There's a weird phenomenon here. One uses "implies" and the other uses "and".

That's why I say the classical equivalents are clearly not fundamental.

toto

hum

user21820

4:21 PM

Also, we have "neg forall x in S ( P(x) )" equivalent to "exists x in S ( neg P(x) )" (you can check that game semantics explains it).

toto

well okay

user21820

This duality is ugly when you convert to the classical equivalents.

toto

so, from that, we can say that proving initialisation of P(0)

is about proving f(0)=a

user21820

Yes.

toto

so proving that f contains (0,a)

right ?

user21820

4:23 PM

Yes, after you have given f.

which clearly can be constructed as {(0,a)}.

So done.

toto

yes

so that means that

fir i set f as f := {}

then i build (0,a) from N and the element a from E

then i do singleton on (0,a)

{0,a}

well okay neverwind

user21820

{(0,a)}

toto

i build (0,a)

user21820

and then you add it to f.

toto

then i use the singleton axiom on (0,a)

which gave me {(0,a)}

and i name this set f

user21820

4:25 PM

Yes that's the mathematical way

toto

okay cool

user21820

The "adding it to f" way is the programmer way of thinking.

toto

so f(0) done

yes, you're right

user21820

Which is perfect but just not entirely in line with ZF set theory.

toto

yup, i see ^^

user21820

4:26 PM

Great.

I'll be going off soon.

toto

yes okay

user21820

Ping me here another day if you want to continue.

toto

no prob, you have well helped me, you're such a well teacher

user21820

I hope to teach one day. Good?

toto

so just for the main idea, the next steps are to suppose P(k) true

user21820

4:27 PM

Haha..

And prove P(k+1) which you've roughly found already via that construction process.

(teach officially)

toto

so, it means that from P(k) hypothesis, i can state that the equality f(n+1)=g(f(n)) is true ?

user21820

don't forget your quantifier

toto

yes

forall n in N<k, f(n+1)=g(f(n))

user21820

P(k) includes "forall n in N[<k] ( ... )"
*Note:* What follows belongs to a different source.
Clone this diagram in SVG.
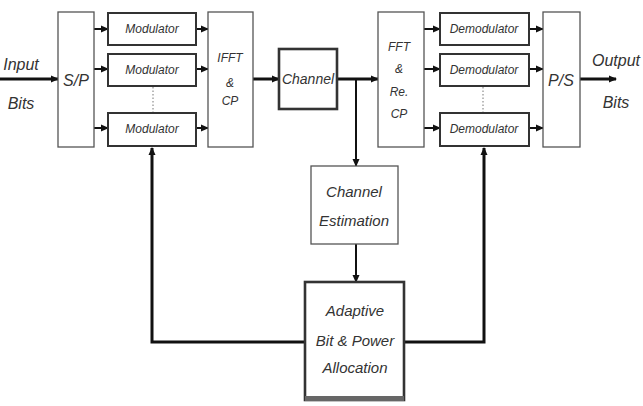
<svg xmlns="http://www.w3.org/2000/svg" width="643" height="406" viewBox="0 0 643 406">
<defs>
<marker id="ah" markerWidth="8" markerHeight="8" refX="7" refY="4" orient="auto" markerUnits="userSpaceOnUse">
<path d="M0,0.5 L8,4 L0,7.5 Z" fill="#111"/>
</marker>
<style>
text{font-family:"Liberation Sans",Arial,sans-serif;font-style:italic;fill:#333;text-anchor:middle}
.thin{fill:#fff;stroke:#555;stroke-width:1.3}
.mod{fill:#fff;stroke:#333;stroke-width:2}
.thick{fill:#fff;stroke:#333;stroke-width:2.6}
.sig{fill:none;stroke:#111;stroke-width:3}
.sm{fill:none;stroke:#111;stroke-width:2}
.dot{fill:none;stroke:#777;stroke-width:1;stroke-dasharray:1.5,2}
.s12{font-size:12px}
.s14{font-size:14px}
.s15{font-size:15px}
.s16{font-size:16px}
</style>
</defs>
<rect width="643" height="406" fill="#fff"/>
<g id="connectors">
<line class="sig" x1="0" y1="79" x2="58" y2="79" marker-end="url(#ah)"/>
<line class="sm" x1="94" y1="29" x2="108" y2="29" marker-end="url(#ah)"/>
<line class="sm" x1="94" y1="69" x2="108" y2="69" marker-end="url(#ah)"/>
<line class="sm" x1="94" y1="128" x2="108" y2="128" marker-end="url(#ah)"/>
<line class="sm" x1="196" y1="29" x2="208" y2="29" marker-end="url(#ah)"/>
<line class="sm" x1="196" y1="69" x2="208" y2="69" marker-end="url(#ah)"/>
<line class="sm" x1="196" y1="128" x2="208" y2="128" marker-end="url(#ah)"/>
<line class="dot" x1="153" y1="87" x2="153" y2="113"/>
<line class="sig" x1="253" y1="79" x2="279" y2="79" marker-end="url(#ah)"/>
<line class="sig" x1="337" y1="79" x2="378" y2="79" marker-end="url(#ah)"/>
<line class="sm" x1="356" y1="79" x2="356" y2="166" marker-end="url(#ah)"/>
<line class="sm" x1="356" y1="244" x2="356" y2="282" marker-end="url(#ah)"/>
<line class="sm" x1="424" y1="29" x2="440" y2="29" marker-end="url(#ah)"/>
<line class="sm" x1="424" y1="69" x2="440" y2="69" marker-end="url(#ah)"/>
<line class="sm" x1="424" y1="128" x2="440" y2="128" marker-end="url(#ah)"/>
<line class="dot" x1="483" y1="87" x2="483" y2="113"/>
<line class="sm" x1="529" y1="29" x2="543" y2="29" marker-end="url(#ah)"/>
<line class="sm" x1="529" y1="69" x2="543" y2="69" marker-end="url(#ah)"/>
<line class="sm" x1="529" y1="128" x2="543" y2="128" marker-end="url(#ah)"/>
<line class="sig" x1="580" y1="79" x2="616" y2="79" marker-end="url(#ah)"/>
<polyline class="sig" points="305,342 152,342 152,148" marker-end="url(#ah)"/>
<polyline class="sig" points="404,342 484,342 484,148" marker-end="url(#ah)"/>
</g>
<g id="input-label"><text class="s16" x="21" y="70">Input</text><text class="s16" x="21" y="109">Bits</text></g>
<g id="sp"><rect class="thin" x="58" y="12" width="36" height="135"/><text class="s16" x="76" y="86">S/P</text></g>
<g id="mod1"><rect class="mod" x="108" y="13" width="88" height="32"/><text class="s12" x="152" y="33">Modulator</text></g>
<g id="mod2"><rect class="mod" x="108" y="54" width="88" height="32"/><text class="s12" x="152" y="74">Modulator</text></g>
<g id="mod3"><rect class="mod" x="108" y="113" width="88" height="33"/><text class="s12" x="152" y="133">Modulator</text></g>
<g id="ifft"><rect class="thin" x="208" y="12" width="45" height="135"/><text class="s12" x="230" y="62">IFFT</text><text class="s12" x="230" y="87">&amp;</text><text class="s12" x="230" y="105">CP</text></g>
<g id="channel"><rect class="thick" x="279" y="49" width="58" height="60"/><text class="s14" x="308" y="84">Channel</text></g>
<g id="fft"><rect class="thin" x="378" y="12" width="46" height="135"/><text class="s12" x="399" y="51">FFT</text><text class="s12" x="399" y="73">&amp;</text><text class="s12" x="399" y="96">Re.</text><text class="s12" x="399" y="118">CP</text></g>
<g id="demod1"><rect class="mod" x="440" y="13" width="89" height="32"/><text class="s12" x="484" y="33">Demodulator</text></g>
<g id="demod2"><rect class="mod" x="440" y="54" width="89" height="32"/><text class="s12" x="484" y="74">Demodulator</text></g>
<g id="demod3"><rect class="mod" x="440" y="113" width="89" height="33"/><text class="s12" x="484" y="133">Demodulator</text></g>
<g id="ps"><rect class="thin" x="543" y="12" width="37" height="135"/><text class="s16" x="561" y="86">P/S</text></g>
<g id="output-label"><text class="s16" x="616" y="66">Output</text><text class="s16" x="616" y="108">Bits</text></g>
<g id="estimation"><rect class="thin" x="311" y="166" width="87" height="78"/><text class="s15" x="354" y="197">Channel</text><text class="s15" x="354" y="226">Estimation</text></g>
<g id="allocation"><rect class="thick" x="305" y="282" width="99" height="118"/><rect x="305" y="396" width="99" height="5" fill="#666"/><text class="s15" x="355" y="316">Adaptive</text><text class="s15" x="355" y="346">Bit &amp; Power</text><text class="s15" x="355" y="373">Allocation</text></g>
</svg>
Yes so you basically take the witness for P(k) and add a pair to it to get a witness for P(k+1)

toto

and so, this equality help me to construct the next ordered pair

user21820

4:30 PM

which you can prove is so because it already satisfies everything you want by P(k) except you need to check for n = k.

toto

add it to another function f' which agrees with f on [0...k]

user21820

Yup.

toto

then i can states that f' is my function which satisfies P(k+1) from P(k)

user21820

I think you can see where this is going already.

toto

So P(k) is true for every n naturals

user21820

4:31 PM

Yes.

toto

But, and the other step is to prove that every function f and f' which agrees on N

and have the same domain and range

are the same

so, it means that f = f' so this function is unique

user21820

you mean "which witness P(k)" not "which agrees on N"

toto

yes right

so next step ?

i've proved that f exist and is unique, that's ok no ?

user21820

Scroll back to the proof outline haha.

Anyway I think you'll find it easy to learn natural deduction (see those two links under my profile).

toto

okay

user21820

4:35 PM

That would make clearer one way to formally manipulate the existential quantifier. It's not a common way in mathematical logic but it is closest to how programming languages do it.

toto

don't see the links where are they ?

user21820

math.stackexchange.com/users/21820/user21820?tab=profile

under Fitch-style natural deduction

toto

Fitch-style ?

user21820

Fitch notation

Fitch notation, also known as Fitch diagrams (named after Frederic Fitch), is a notational system for constructing formal proofs used in sentential logics and predicate logics. Fitch-style proofs arrange the sequence of sentences which make up the proof into rows. A unique feature of Fitch notation is that the degree of indentation of each row conveys which assumptions are active for that step. == Example == Each row in a Fitch-style proof is either: an assumption or subproof assumption. a sentence justified by the citation of (1) a rule of inference and (2) the prior line or lines of the proof...

It's exactly what I've been using in our discussion.

toto

cool !

user21820

4:37 PM

You can just look at the examples I linked to, and it should be quite obvious how it is supposed to be.

Indentation is a significant invention of programmers

I'm sad that it hasn't caught on in mathematics.

toto

hum, that's cool

user21820

@toto: Okay enough for today. See you!